- OBJECTIVE: Images should be left out, and everything else in the listing reproduced exactly.

# # # # #

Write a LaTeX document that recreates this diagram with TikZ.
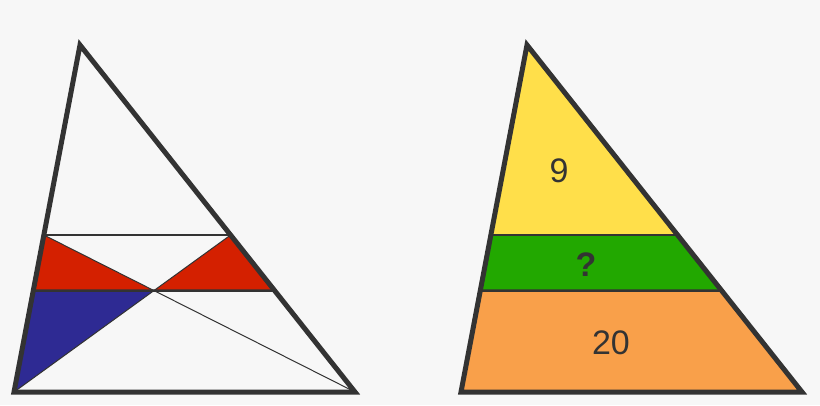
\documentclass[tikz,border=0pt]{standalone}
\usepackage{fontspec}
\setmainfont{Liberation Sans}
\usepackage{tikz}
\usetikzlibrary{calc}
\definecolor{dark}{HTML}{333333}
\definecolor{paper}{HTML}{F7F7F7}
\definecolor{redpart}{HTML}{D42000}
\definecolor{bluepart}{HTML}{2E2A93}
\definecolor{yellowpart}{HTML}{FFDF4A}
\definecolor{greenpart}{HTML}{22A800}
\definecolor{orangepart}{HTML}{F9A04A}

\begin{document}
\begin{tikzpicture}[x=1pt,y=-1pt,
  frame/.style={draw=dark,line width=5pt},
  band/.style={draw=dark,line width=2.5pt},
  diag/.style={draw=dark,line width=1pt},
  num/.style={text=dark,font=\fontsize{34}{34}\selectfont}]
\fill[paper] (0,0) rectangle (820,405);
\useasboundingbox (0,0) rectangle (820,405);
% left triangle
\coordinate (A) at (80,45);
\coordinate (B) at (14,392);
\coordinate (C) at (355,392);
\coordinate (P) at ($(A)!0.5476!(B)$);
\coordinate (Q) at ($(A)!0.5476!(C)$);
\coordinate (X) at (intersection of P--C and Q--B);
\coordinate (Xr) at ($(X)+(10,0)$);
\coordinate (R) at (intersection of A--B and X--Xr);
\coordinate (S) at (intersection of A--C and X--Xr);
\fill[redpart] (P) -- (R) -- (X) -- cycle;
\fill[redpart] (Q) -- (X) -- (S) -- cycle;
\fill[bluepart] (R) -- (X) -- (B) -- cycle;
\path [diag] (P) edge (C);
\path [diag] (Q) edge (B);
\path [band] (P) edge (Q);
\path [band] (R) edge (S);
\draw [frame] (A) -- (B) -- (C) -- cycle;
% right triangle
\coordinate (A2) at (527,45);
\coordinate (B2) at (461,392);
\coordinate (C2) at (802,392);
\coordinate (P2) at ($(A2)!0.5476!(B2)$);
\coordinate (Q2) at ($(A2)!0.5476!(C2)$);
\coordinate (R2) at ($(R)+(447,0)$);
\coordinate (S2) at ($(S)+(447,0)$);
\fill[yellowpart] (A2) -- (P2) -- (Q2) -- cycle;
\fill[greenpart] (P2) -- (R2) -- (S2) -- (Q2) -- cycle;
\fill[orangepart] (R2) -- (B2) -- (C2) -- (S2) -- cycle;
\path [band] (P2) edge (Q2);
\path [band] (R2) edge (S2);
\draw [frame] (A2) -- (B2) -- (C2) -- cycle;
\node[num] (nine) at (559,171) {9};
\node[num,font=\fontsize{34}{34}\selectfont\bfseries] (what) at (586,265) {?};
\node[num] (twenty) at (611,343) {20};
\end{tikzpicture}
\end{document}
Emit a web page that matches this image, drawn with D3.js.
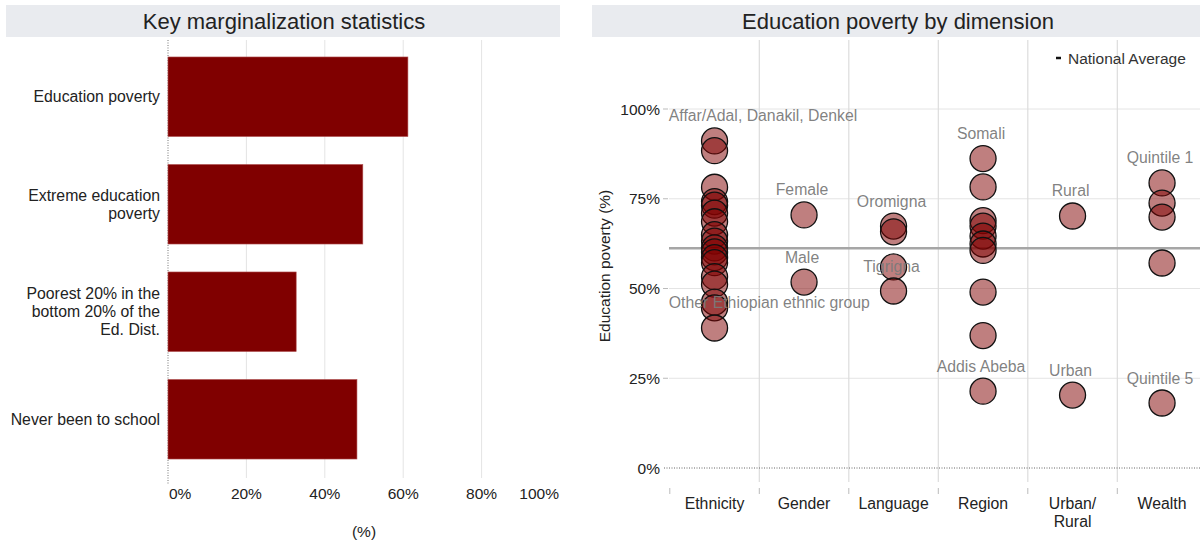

# # # # #

- FINAL ANSWER:
Write a LaTeX document that recreates this diagram with TikZ.
\documentclass[tikz,border=0pt]{standalone}
\usepackage{fontspec}
\setmainfont{Liberation Sans}
\usepackage{tikz}
\usetikzlibrary{calc}
\definecolor{dark}{HTML}{333333}
\definecolor{paper}{HTML}{F7F7F7}
\definecolor{redpart}{HTML}{D42000}
\definecolor{bluepart}{HTML}{2E2A93}
\definecolor{yellowpart}{HTML}{FFDF4A}
\definecolor{greenpart}{HTML}{22A800}
\definecolor{orangepart}{HTML}{F9A04A}

\begin{document}
\begin{tikzpicture}[x=1pt,y=-1pt,
  frame/.style={draw=dark,line width=5pt},
  band/.style={draw=dark,line width=2.5pt},
  diag/.style={draw=dark,line width=1pt},
  num/.style={text=dark,font=\fontsize{34}{34}\selectfont}]
\fill[paper] (0,0) rectangle (820,405);
\useasboundingbox (0,0) rectangle (820,405);
% left triangle
\coordinate (A) at (80,45);
\coordinate (B) at (14,392);
\coordinate (C) at (355,392);
\coordinate (P) at ($(A)!0.5476!(B)$);
\coordinate (Q) at ($(A)!0.5476!(C)$);
\coordinate (X) at (intersection of P--C and Q--B);
\coordinate (Xr) at ($(X)+(10,0)$);
\coordinate (R) at (intersection of A--B and X--Xr);
\coordinate (S) at (intersection of A--C and X--Xr);
\fill[redpart] (P) -- (R) -- (X) -- cycle;
\fill[redpart] (Q) -- (X) -- (S) -- cycle;
\fill[bluepart] (R) -- (X) -- (B) -- cycle;
\path [diag] (P) edge (C);
\path [diag] (Q) edge (B);
\path [band] (P) edge (Q);
\path [band] (R) edge (S);
\draw [frame] (A) -- (B) -- (C) -- cycle;
% right triangle
\coordinate (A2) at (527,45);
\coordinate (B2) at (461,392);
\coordinate (C2) at (802,392);
\coordinate (P2) at ($(A2)!0.5476!(B2)$);
\coordinate (Q2) at ($(A2)!0.5476!(C2)$);
\coordinate (R2) at ($(R)+(447,0)$);
\coordinate (S2) at ($(S)+(447,0)$);
\fill[yellowpart] (A2) -- (P2) -- (Q2) -- cycle;
\fill[greenpart] (P2) -- (R2) -- (S2) -- (Q2) -- cycle;
\fill[orangepart] (R2) -- (B2) -- (C2) -- (S2) -- cycle;
\path [band] (P2) edge (Q2);
\path [band] (R2) edge (S2);
\draw [frame] (A2) -- (B2) -- (C2) -- cycle;
\node[num] (nine) at (559,171) {9};
\node[num,font=\fontsize{34}{34}\selectfont\bfseries] (what) at (586,265) {?};
\node[num] (twenty) at (611,343) {20};
\end{tikzpicture}
\end{document}
Emit a web page that matches this image, drawn with D3.js.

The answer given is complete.